(Data excerpt)
◇ ◇ ◇ ◇

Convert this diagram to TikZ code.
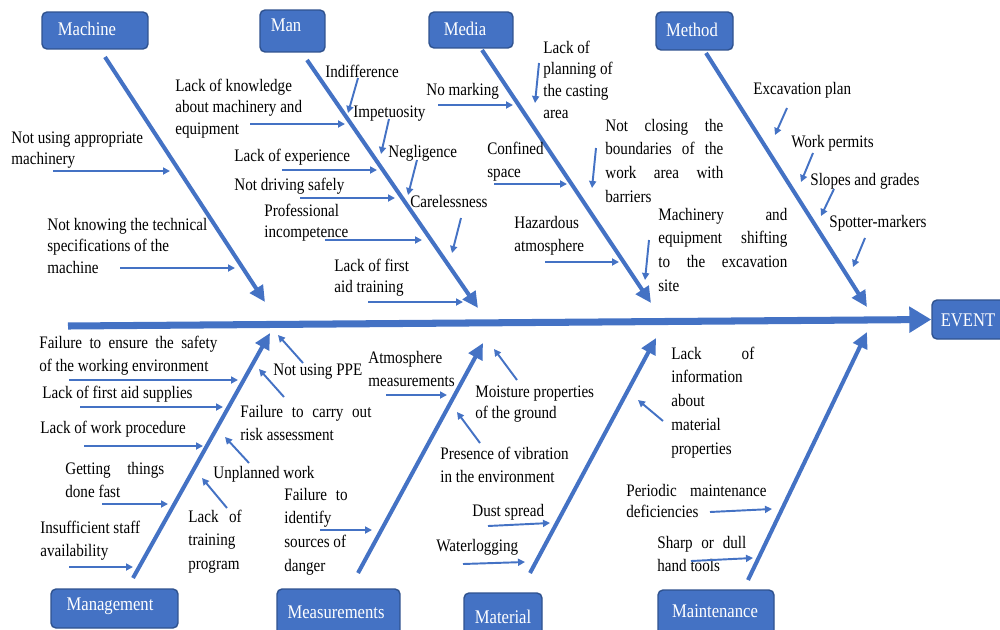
\documentclass[tikz,border=0pt]{standalone}
\usepackage{fontspec}
\setmainfont{Liberation Serif}
\usetikzlibrary{arrows.meta}
\definecolor{bl}{HTML}{4472C4}
\definecolor{bd}{HTML}{2F528F}
\newcommand{\tx}[1]{\scalebox{0.86}[1]{\begin{tabular}[t]{@{}l@{}}#1\end{tabular}}}
\newcommand{\js}[2]{\makebox[#1][s]{#2}}
\newcommand{\bx}[1]{\scalebox{0.86}[1]{#1}}
\newcommand{\sarr}[3]{\coordinate (#1s) at (#2); \coordinate (#1e) at (#3); \draw[smallarr] (#1s) -- (#1e);}
\newcommand{\bone}[3]{\coordinate (#1s) at (#2); \coordinate (#1e) at (#3); \draw[bonearr] (#1s) -- (#1e);}
\begin{document}
\begin{tikzpicture}[x=0.02cm,y=-0.02cm,
  lbl/.style={anchor=base west,inner sep=0pt,font=\fontsize{10}{12.5}\selectfont},
  lblw/.style={anchor=base west,inner sep=0pt,font=\fontsize{10}{13.6}\selectfont},
  catbox/.style={draw=bd,line width=0.8pt,fill=bl,rounded corners=0.1cm,inner sep=0pt},
  cattext/.style={anchor=base,inner sep=0pt,text=white,font=\fontsize{11}{13}\selectfont},
  smallarr/.style={draw=bl,line width=1.1pt,-{Triangle[length=0.14cm,width=0.14cm]}},
  bonearr/.style={draw=bl,line width=2.3pt,-{Triangle[length=0.32cm,width=0.3cm]}},
  spinearr/.style={draw=bl,line width=4pt,-{Triangle[length=0.44cm,width=0.5cm]}}]
\useasboundingbox (0,0) rectangle (1000,629);

% category boxes
\node[catbox,minimum width=2.12cm,minimum height=0.74cm] (machine) at (95,30.5) {};
\node[cattext] (machineT) at (87,35) {\bx{Machine}};
\node[catbox,minimum width=1.3cm,minimum height=0.84cm] (man) at (292.5,31) {};
\node[cattext] (manT) at (286,31) {\bx{Man}};
\node[catbox,minimum width=1.68cm,minimum height=0.72cm] (media) at (471,30) {};
\node[cattext] (mediaT) at (465,35) {\bx{Media}};
\node[catbox,minimum width=1.54cm,minimum height=0.76cm] (method) at (694.5,31) {};
\node[cattext] (methodT) at (692,36) {\bx{Method}};
\node[catbox,minimum width=2.54cm,minimum height=0.78cm] (mgmt) at (114.5,608.5) {};
\node[cattext] (mgmtT) at (110,610) {\bx{Management}};
\node[catbox,minimum width=2.46cm,minimum height=1.02cm] (meas) at (338.5,614.5) {};
\node[cattext] (measT) at (336,618) {\bx{Measurements}};
\node[catbox,minimum width=1.56cm,minimum height=0.94cm] (material) at (503,616.5) {};
\node[cattext] (materialT) at (503,623) {\bx{Material}};
\node[catbox,minimum width=2.32cm,minimum height=1.0cm] (maint) at (716,615) {};
\node[cattext] (maintT) at (715,617) {\bx{Maintenance}};
\node[catbox,minimum width=1.56cm,minimum height=0.78cm] (event) at (971,319.5) {};
\node[cattext] (eventT) at (968,326) {\bx{EVENT}};

% spine
\coordinate (spineS) at (68,326);
\draw[spinearr] (spineS) -- (event.west);

% bones
\bone{bMach}{105,57}{265,302}
\bone{bMan}{307,60}{478,308}
\bone{bMedia}{482,50}{651,303}
\bone{bMethod}{706,53}{867,307}
\bone{bMgmt}{133,578}{270,333}
\bone{bMeas}{358,573}{483,343}
\bone{bMat}{530,573}{656,338}
\bone{bMaint}{748,580}{867,332}

% Machine
\node[lbl] (m1) at (11,143) {\tx{Not using appropriate\\machinery}};
\node[lbl] (m2) at (47,230) {\tx{Not knowing the technical\\specifications of the\\machine}};
\sarr{am1}{53,171}{170,171}
\sarr{am2}{120,268}{235,268}

% Man
\node[lbl] (n1) at (175,91) {\tx{Lack of knowledge\\about machinery and\\equipment}};
\node[lbl] (n2) at (325,77) {\tx{Indifference}};
\node[lbl] (n3) at (353,117) {\tx{Impetuosity}};
\node[lbl] (n4) at (234,161) {\tx{Lack of experience}};
\node[lbl] (n5) at (388,157) {\tx{Negligence}};
\node[lbl] (n6) at (234,190) {\tx{Not driving safely}};
\node[lbl] (n7) at (264,216) {\tx{Professional\\incompetence}};
\node[lbl] (n8) at (410,207) {\tx{Carelessness}};
\node[lbl] (n9) at (334,271) {\tx{Lack of first\\aid training}};
\sarr{an1}{250,124}{345,124}
\sarr{an2}{358,78}{348,113}
\sarr{an3}{389,119}{381,154}
\sarr{an4}{282,170}{377,170}
\sarr{an5}{417,160}{408,195}
\sarr{an6}{300,198}{395,198}
\sarr{an7}{325,240}{422,240}
\sarr{an8}{461,218}{452,253}
\sarr{an9}{368,302}{463,302}

% Media
\node[lbl] (d1) at (426,95) {\tx{No marking}};
\node[lbl] (d2) at (543,53) {\tx{Lack of\\planning of\\the casting\\area}};
\node[lblw] (d3) at (487,154) {\tx{Confined\\space}};
\node[lblw] (d4) at (605,131) {\tx{\js{2.745cm}{Not closing the}\\\js{2.745cm}{boundaries of the}\\\js{2.745cm}{work area with}\\barriers}};
\node[lblw] (d5) at (514,228) {\tx{Hazardous\\atmosphere}};
\node[lblw] (d6) at (658,220) {\tx{\js{3.0cm}{Machinery and}\\\js{3.0cm}{equipment shifting}\\\js{3.0cm}{to the excavation}\\site}};
\sarr{ad1}{438,105}{513,105}
\sarr{ad2}{539,63}{535,103}
\sarr{ad3}{494,184}{567,184}
\sarr{ad4}{596,148}{592,188}
\sarr{ad5}{545,262}{619,262}
\sarr{ad6}{649,240}{645,280}

% Method
\node[lbl] (t1) at (753,94) {\tx{Excavation plan}};
\node[lbl] (t2) at (791,147) {\tx{Work permits}};
\node[lbl] (t3) at (810,185) {\tx{Slopes and grades}};
\node[lbl] (t4) at (829,227) {\tx{Spotter-markers}};
\sarr{at1}{787,108}{775,135}
\sarr{at2}{813,153}{801,182}
\sarr{at3}{834,189}{821,216}
\sarr{at4}{865,238}{853,267}

% Management
\node[lblw] (g1) at (39,348) {\tx{\js{4.14cm}{Failure to ensure the safety}\\of the working environment}};
\node[lbl] (g2) at (42,398) {\tx{Lack of first aid supplies}};
\node[lbl] (g3) at (40,433) {\tx{Lack of work procedure}};
\node[lblw] (g4) at (65,474) {\tx{\js{2.30cm}{Getting things}\\done fast}};
\node[lblw] (g5) at (40,533) {\tx{Insufficient staff\\availability}};
\node[lbl] (g6) at (273,375) {\tx{Not using PPE}};
\node[lblw] (g7) at (240,417) {\tx{\js{3.05cm}{Failure to carry out}\\risk assessment}};
\node[lbl] (g8) at (213,478) {\tx{Unplanned work}};
\node[lblw] (g9) at (188,522) {\tx{\js{1.24cm}{Lack of}\\training\\program}};
\sarr{ag1}{69,380}{238,380}
\sarr{ag2}{80,407}{223,407}
\sarr{ag3}{84,446}{203,446}
\sarr{ag4}{102,504}{168,504}
\sarr{ag5}{69,567}{133,567}
\sarr{ag6}{303,363}{278,335}
\sarr{ag7}{284,397}{259,369}
\sarr{ag8}{249,463}{225,437}
\sarr{ag9}{227,508}{202,478}

% Measurements
\node[lblw] (s1) at (368,363) {\tx{Atmosphere\\measurements}};
\node[lblw] (s2) at (284,500) {\tx{\js{1.47cm}{Failure to}\\identify\\sources of\\danger}};
\node[lbl] (s3) at (475,397) {\tx{Moisture properties\\of the ground}};
\node[lblw] (s4) at (440,459) {\tx{Presence of vibration\\in the environment}};
\sarr{as1}{386,395}{447,395}
\sarr{as2}{320,530}{372,530}
\sarr{as3}{517,380}{494,349}
\sarr{as4}{480,443}{457,412}

% Material
\node[lbl] (r1) at (472,516) {\tx{Dust spread}};
\node[lbl] (r2) at (436,551) {\tx{Waterlogging}};
\node[lblw] (r3) at (671,359) {\tx{\js{1.93cm}{Lack of}\\information\\about\\material\\properties}};
\sarr{ar1}{488,526}{550,523}
\sarr{ar2}{463,564}{525,562}
\sarr{ar3}{663,421}{638,400}

% Maintenance
\node[lbl] (p1) at (626,496) {\tx{\js{3.26cm}{Periodic maintenance}\\deficiencies}};
\node[lblw] (p2) at (657,548) {\tx{\js{2.07cm}{Sharp or dull}\\hand tools}};
\sarr{ap1}{710,512}{772,509}
\sarr{ap2}{691,561}{753,558}
\end{tikzpicture}
\end{document}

◇ ◇ ◇ ◇

(Task details)
Only the lines from the start of the material through the line containing "(0,0) rectangle (1000,629);" should be transcribed. Pictures stay out.

(Full output)
Convert this diagram to TikZ code.
\documentclass[tikz,border=0pt]{standalone}
\usepackage{fontspec}
\setmainfont{Liberation Serif}
\usetikzlibrary{arrows.meta}
\definecolor{bl}{HTML}{4472C4}
\definecolor{bd}{HTML}{2F528F}
\newcommand{\tx}[1]{\scalebox{0.86}[1]{\begin{tabular}[t]{@{}l@{}}#1\end{tabular}}}
\newcommand{\js}[2]{\makebox[#1][s]{#2}}
\newcommand{\bx}[1]{\scalebox{0.86}[1]{#1}}
\newcommand{\sarr}[3]{\coordinate (#1s) at (#2); \coordinate (#1e) at (#3); \draw[smallarr] (#1s) -- (#1e);}
\newcommand{\bone}[3]{\coordinate (#1s) at (#2); \coordinate (#1e) at (#3); \draw[bonearr] (#1s) -- (#1e);}
\begin{document}
\begin{tikzpicture}[x=0.02cm,y=-0.02cm,
  lbl/.style={anchor=base west,inner sep=0pt,font=\fontsize{10}{12.5}\selectfont},
  lblw/.style={anchor=base west,inner sep=0pt,font=\fontsize{10}{13.6}\selectfont},
  catbox/.style={draw=bd,line width=0.8pt,fill=bl,rounded corners=0.1cm,inner sep=0pt},
  cattext/.style={anchor=base,inner sep=0pt,text=white,font=\fontsize{11}{13}\selectfont},
  smallarr/.style={draw=bl,line width=1.1pt,-{Triangle[length=0.14cm,width=0.14cm]}},
  bonearr/.style={draw=bl,line width=2.3pt,-{Triangle[length=0.32cm,width=0.3cm]}},
  spinearr/.style={draw=bl,line width=4pt,-{Triangle[length=0.44cm,width=0.5cm]}}]
\useasboundingbox (0,0) rectangle (1000,629);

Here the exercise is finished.